Lo beatificheranno il 25 ottobre, ma in una nicchia starà senz’altro scomodo. Don Carlo Gnocchi non era un santino, semmai, alla sua maniera, sul lato della carità, uno dei protagonisti del miracolo italiano. Solare, ottimista, gran lavoratore, con quella positività tutta lombarda che sin dai tempi dell’Illuminismo intreccia terra e cielo e coniuga gli ideali dell’anima con i bisogni del corpo.



La storia di don Carlo è dunque quella di un prete coraggioso, ardimentoso, quasi temerario che scopre di avere addosso una vocazione particolare, quella per i mutilatini, e scommette tutto su quell’intuizione. Sono paradossalmente gli anni della guerra quelli in cui matura l’idea di occuparsi degli ultimi fra gli ultimi, le piccole e incolpevoli vittime dell’odio, i bambini che sono saltati sulle bombe e sui residuati bellici. Insomma, quello di Carlo è un percorso controcorrente: va in guerra come cappellano degli Alpini, osserva tutto il male quasi irredimibile del conflitto, assiste alla morte degli uomini e dell’Uomo, calpestando il ghiaccio sconfinato della Russia. Torna però a casa non ripiegato su se stesso, ma deciso a caricarsi sulle spalle il dolore innocente di quei bambini feriti, umiliati e abbandonati al loro destino. È il genio del cristianesimo: trasformare la morte in vita, la disperazione in speranza, la barbarie in civiltà. O, se si preferisce, costruire sul dolore, dove tutti gli altri pensano che non ci sia più nulla da fare. Come ha fatto Cristo in croce.
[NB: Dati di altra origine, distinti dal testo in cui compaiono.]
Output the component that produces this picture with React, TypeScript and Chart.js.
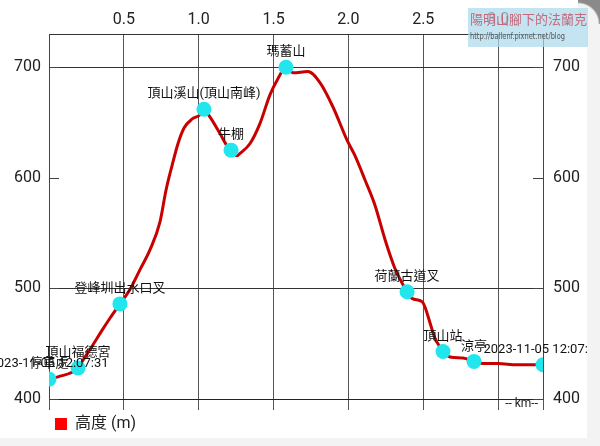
import React, { useEffect, useRef } from "react";
import { Chart, registerables } from "chart.js";

Chart.register(...registerables);

// ---- data ----
const distKm = [0, 0.06, 0.194, 0.227, 0.294, 0.354, 0.407, 0.474, 0.541, 0.608, 0.675, 0.741, 0.782, 0.822, 0.862, 0.902, 0.955, 1.009, 1.035, 1.075, 1.142, 1.189, 1.216, 1.256, 1.276, 1.343, 1.409, 1.476, 1.523, 1.583, 1.63, 1.73, 1.81, 1.897, 1.991, 2.044, 2.111, 2.178, 2.245, 2.311, 2.358, 2.392, 2.425, 2.492, 2.512, 2.545, 2.578, 2.612, 2.632, 2.679, 2.766, 2.839, 2.899, 2.999, 3.126, 3.3];
const elevM = [418, 420, 428, 435, 449, 462, 473, 486, 499, 517, 535, 560, 589, 611, 631, 645, 653, 657, 662, 655, 640, 629, 625, 620, 622, 631, 649, 675, 688, 700, 695, 696, 686, 664, 634, 620, 598, 575, 544, 518, 505, 497, 491, 488, 483, 469, 455, 447, 443, 438, 437, 434, 432, 432, 431, 431];

const wpKm = [0, 0.194, 0.474, 1.035, 1.216, 1.583, 2.392, 2.632, 2.839, 3.3];
const wpElev = [418, 428, 486, 662, 625, 700, 497, 443, 434, 431];
const wpName = ["停車處", "頂山福德宮", "登峰圳出水口叉", "頂山溪山(頂山南峰)", "牛棚", "瑪蓄山", "荷蘭古道叉", "頂山站", "涼亭", ""];
const startTime = "2023-11-05 12:07:31";
const endTime = "2023-11-05 12:07:31";

const xGridKm = [0, 0.5, 1.0, 1.5, 2.0, 2.5, 3.0, 3.3];
const xLabelKm = [0.5, 1.0, 1.5, 2.0, 2.5, 3.0];
const yTicksM = [400, 500, 600, 700];
const yGridLines = [400, 500, 700];
const xMin = 0;
const xMax = 3.3;
const yMin = 400;
const yMax = 730;

const seriesName = "高度 (m)";
const unitLabel = "-- km--";

const FONT = "Roboto, 'Noto Sans CJK TC', sans-serif";

export default function App() {
  const ref = useRef<HTMLCanvasElement>(null);

  useEffect(() => {
    if (!ref.current) return;

    const labelPlugin = {
      id: "wpLabels",
      afterDatasetsDraw(chart: any) {
        const ctx = chart.ctx;
        const meta = chart.getDatasetMeta(1);
        ctx.save();
        ctx.font = `13px ${FONT}`;
        ctx.fillStyle = "#111";
        ctx.textAlign = "center";
        ctx.textBaseline = "middle";
        const n = meta.data.length;
        meta.data.forEach((pt: any, i: number) => {
          const texts: string[] = [];
          if (i === 0) texts.push(startTime);
          if (i === n - 1) texts.push(endTime);
          if (wpName[i]) texts.push(wpName[i]);
          texts.forEach((t) => ctx.fillText(t, pt.x, pt.y - 15));
        });
        ctx.font = `12px ${FONT}`;
        ctx.textAlign = "right";
        ctx.fillStyle = "#222";
        ctx.fillText(unitLabel, chart.chartArea.right - 5, chart.chartArea.bottom + 5);
        ctx.restore();
      },
    };

    const innerTicks = {
      id: "innerTicks",
      beforeDatasetsDraw(chart: any) {
        const { ctx, chartArea } = chart;
        const ys = chart.scales.y;
        ctx.save();
        ctx.strokeStyle = "#444";
        ctx.lineWidth = 1;
        yTicksM.forEach((v) => {
          const py = Math.round(ys.getPixelForValue(v)) + 0.5;
          ctx.beginPath();
          ctx.moveTo(chartArea.left, py);
          ctx.lineTo(chartArea.left + 10, py);
          ctx.moveTo(chartArea.right - 10, py);
          ctx.lineTo(chartArea.right, py);
          ctx.stroke();
        });
        ctx.restore();
      },
    };

    const tickFont = { size: 16, family: FONT };

    const chart = new Chart(ref.current, {
      type: "line",
      data: {
        datasets: [
          {
            label: seriesName,
            data: distKm.map((x, i) => ({ x, y: elevM[i] })),
            borderColor: "#c80000",
            backgroundColor: "#ff0000",
            borderWidth: 3,
            pointRadius: 0,
            cubicInterpolationMode: "monotone",
            fill: false,
            xAxisID: "x",
            yAxisID: "y",
            order: 1,
          },
          {
            label: "waypoints",
            data: wpKm.map((x, i) => ({ x, y: wpElev[i] })),
            showLine: false,
            pointRadius: 7.5,
            pointBackgroundColor: "#22e6ee",
            pointBorderWidth: 0,
            xAxisID: "x",
            yAxisID: "y",
            order: 0,
          },
        ],
      },
      options: {
        animation: false,
        responsive: false,
        events: [],
        layout: { padding: { bottom: 4 } },
        plugins: {
          tooltip: { enabled: false },
          legend: {
            display: true,
            position: "bottom",
            align: "start",
            fullSize: false,
            labels: {
              boxWidth: 12,
              boxHeight: 12,
              padding: 6,
              color: "#222",
              font: { size: 16, family: FONT },
              generateLabels: () => [
                {
                  text: seriesName,
                  fillStyle: "#ff0000",
                  strokeStyle: "#ff0000",
                  lineWidth: 0,
                  hidden: false,
                  datasetIndex: 0,
                  fontColor: "#222",
                },
              ],
            },
          },
        },
        scales: {
          x: {
            type: "linear",
            position: "top",
            min: xMin,
            max: xMax,
            afterBuildTicks: (s: any) => {
              s.ticks = xGridKm.map((value) => ({ value }));
            },
            afterFit: (s: any) => {
              s.height = 34;
            },
            ticks: {
              autoSkip: false,
              maxRotation: 0,
              padding: 4,
              color: "#222",
              font: tickFont,
              callback: (v: any) => (xLabelKm.includes(Number(v)) ? Number(v).toFixed(1) : ""),
            },
            grid: { color: "#555", drawTicks: false, lineWidth: 1 },
            border: { display: true, color: "#333" },
          },
          x2: {
            type: "linear",
            position: "bottom",
            min: xMin,
            max: xMax,
            afterBuildTicks: (s: any) => {
              s.ticks = xGridKm.map((value) => ({ value }));
            },
            afterFit: (s: any) => {
              s.height = 11;
            },
            ticks: { display: false },
            grid: { drawOnChartArea: false, drawTicks: true, tickLength: 11, color: "#555" },
            border: { display: true, color: "#222" },
          },
          y: {
            type: "linear",
            position: "left",
            min: yMin,
            max: yMax,
            afterBuildTicks: (s: any) => {
              s.ticks = yTicksM.map((value) => ({ value }));
            },
            afterFit: (s: any) => {
              s.width = 49;
            },
            ticks: { padding: 8, color: "#222", font: tickFont, callback: (v: any) => String(v) },
            grid: {
              drawTicks: false,
              color: (c: any) => (c.tick && yGridLines.includes(c.tick.value) ? "#333" : "rgba(0,0,0,0)"),
            },
            border: { display: true, color: "#444" },
          },
          y2: {
            type: "linear",
            position: "right",
            min: yMin,
            max: yMax,
            afterBuildTicks: (s: any) => {
              s.ticks = yTicksM.map((value) => ({ value }));
            },
            afterFit: (s: any) => {
              s.width = 44;
            },
            ticks: { padding: 10, color: "#222", font: tickFont, callback: (v: any) => String(v) },
            grid: { display: false, drawTicks: false },
            border: { display: true, color: "#444" },
          },
        },
      },
      plugins: [innerTicks, labelPlugin],
    } as any);

    return () => chart.destroy();
  }, []);

  return (
    <div style={{ position: "fixed", left: 0, top: 0, width: 600, height: 446, background: "#f3f3f3", overflow: "hidden" }}>
      <div style={{ position: "absolute", left: 0, top: 0, width: 587, height: 438, background: "#ffffff" }} />
      <div
        style={{
          position: "absolute",
          left: 578,
          top: 0,
          width: 22,
          height: 24,
          background: "radial-gradient(circle at 0% 100%, #f3f3f3 20px, #8a8a8a 22px)",
        }}
      />
      <canvas ref={ref} width={587} height={446} style={{ position: "absolute", left: 0, top: 0, width: 587, height: 446 }} />
      <div
        style={{
          position: "absolute",
          left: 468,
          top: 8,
          width: 120,
          height: 39,
          background: "rgba(172, 218, 234, 0.72)",
          fontFamily: "'Noto Sans CJK TC', sans-serif",
        }}
      >
        <div style={{ position: "absolute", left: 2, top: 3, fontSize: 13, lineHeight: "16px", color: "#c46a7c", whiteSpace: "nowrap" }}>
          陽明山腳下的法蘭克
        </div>
        <div
          style={{
            position: "absolute",
            left: 2,
            top: 22,
            fontSize: 9,
            lineHeight: "12px",
            color: "#555",
            whiteSpace: "nowrap",
            fontFamily: "'DejaVu Sans Condensed', 'Liberation Sans Narrow', sans-serif",
            transform: "scaleX(0.82)",
            transformOrigin: "left",
          }}
        >
          http://ballenf.pixnet.net/blog
        </div>
      </div>
    </div>
  );
}
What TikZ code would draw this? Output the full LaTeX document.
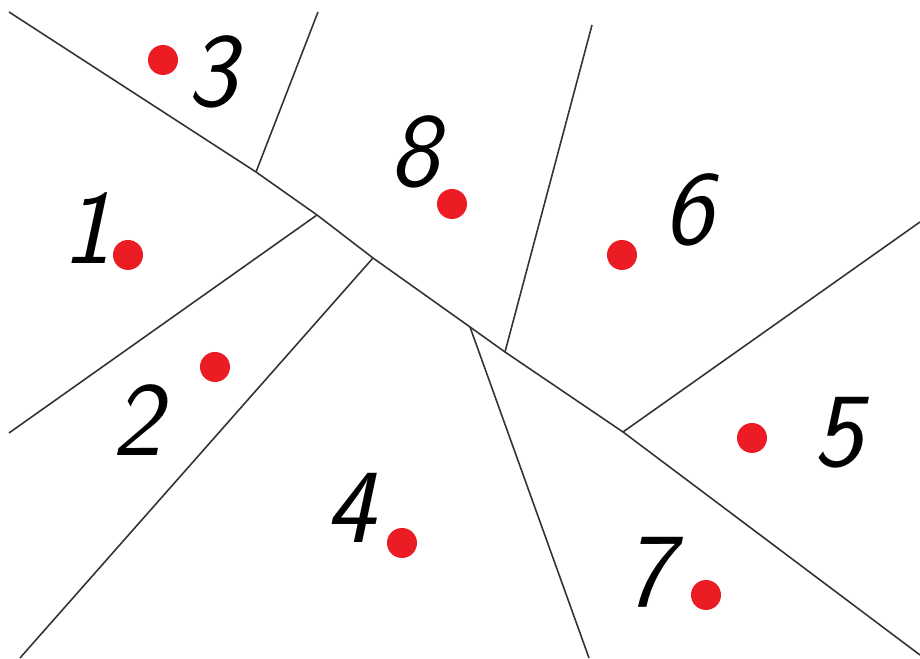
\documentclass[tikz,border=0pt]{standalone}
\usepackage{tikz}
\usetikzlibrary{positioning}
\definecolor{dotred}{RGB}{236,28,36}

\begin{document}
\begin{tikzpicture}[
  x=0.01cm, y=-0.01cm,
  cut/.style={draw=black!80, line width=0.45pt},
  dot/.style={circle, fill=dotred, inner sep=0pt, minimum size=0.3cm},
  num/.style={font=\fontsize{30}{32}\selectfont\sffamily\slshape, inner sep=0pt},
]
  \useasboundingbox (0,0) rectangle (920,659);

  %% ---- corner points ----
  \coordinate (a0) at (9,12);
  \coordinate (j38) at (256,172);
  \coordinate (j12) at (317,215);
  \coordinate (j24) at (373,258);
  \coordinate (j47) at (470,327);
  \coordinate (j86) at (505,352);
  \coordinate (j5) at (623,432);
  \coordinate (a1) at (920,655);

  \coordinate (t38) at (318,12);
  \coordinate (t86) at (592,25);
  \coordinate (l12) at (9,433);
  \coordinate (b24) at (20,658);
  \coordinate (b47) at (589,658);
  \coordinate (r65) at (920,222);

  %% ---- cuts ----
  \draw[cut] (a0) -- (j38) -- (j12) -- (j24) -- (j47) -- (j86) -- (j5) -- (a1);
  \draw[cut] (t38) -- (j38);
  \draw[cut] (t86) -- (j86);
  \draw[cut] (l12) -- (j12);
  \draw[cut] (b24) -- (j24);
  \draw[cut] (b47) -- (j47);
  \draw[cut] (r65) -- (j5);

  %% ---- pieces ----
  \node[dot] (d1) at (128,255) {};
  \node[num] (n1) at (87,228) {1};
  \node[dot] (d2) at (215,367) {};
  \node[num] (n2) at (137,420) {2};
  \node[dot] (d3) at (163,60) {};
  \node[num] (n3) at (212,72) {3};
  \node[dot] (d4) at (402,543) {};
  \node[num] (n4) at (350,508) {4};
  \node[dot] (d5) at (752,438) {};
  \node[num] (n5) at (838,433) {5};
  \node[dot] (d6) at (622,255) {};
  \node[num] (n6) at (688,210) {6};
  \node[dot] (d7) at (706,595) {};
  \node[num] (n7) at (648,572) {7};
  \node[dot] (d8) at (452,204) {};
  \node[num] (n8) at (414,152) {8};
\end{tikzpicture}
\end{document}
Il resto è la storia prodigiosa delle opere create freneticamente nell’arco di poco più di dieci anni, dal 1945 al 1956, quando don Carlo muore prematuramente. Il suo ragionamento è evangelicamente semplice: ai mutilatini è stato tolto molto, molto dev’essere restituito. L’importante è non abbandonarsi ad una carità alla vecchia maniera, fra paternalismo e fioretti. No, ci vuole altro. Medicine. Riabilitazione. Studio. Giochi. La prospettiva di creare tante famiglie e di tornare nella società. Mai, mai piangersi addosso e maledire la sorte. Don Carlo diventa per tanti piccoli sfortunati un padre e l’espressione non ha alcuna retorica per centinaia di bambini che erano stati parcheggiati, spesso da famiglie poverissime, in istituto.



Lui li segue uno ad uno, per loro va a battere cassa presso le grandi famiglie della borghesia ambrosiana, per loro tesse una fitta trama di rapporti politici che lo portano a Roma, da Andreotti e De Gasperi. Con loro va in udienza da Pio XII e al papa, che vorrebbe farlo vescovo, replica con garbata fermezza: «Santità, la ringrazio ma se mi lascia con i miei ragazzi sarei anche più contento».

La vocazione è diventata una missione. Il cappellano si rivela un grande uomo. In altre parole, un santo. Anticonformista fino all’ultimo giorno. Muore donando le cornee con un gesto di amore e libertà che supera i divieti della legge, che all’epoca proibiva i trapianti, e i dubbi dei teologi moralisti, divisi sul punto. Lui è oltre. A ben guardare, avanti. Già in cielo. Ma ben saldo sulla terra, dove le sue opere avranno dopo la sua morte una grande fioritura.

Ai suoi funerali in Duomo, il cardinal Montini, futuro Paolo VI, chiama al microfono un mutilatino che inventa la più bella delle prediche: «Ciao, prima ti chiamavo don Carlo, adesso ti chiamo San Carlo». Sono in centomila ad applaudire.

Speriamo che la beatificazione spinga i milanesi e gli italiani a togliere la polvere dall’immagine di don Carlo Gnocchi.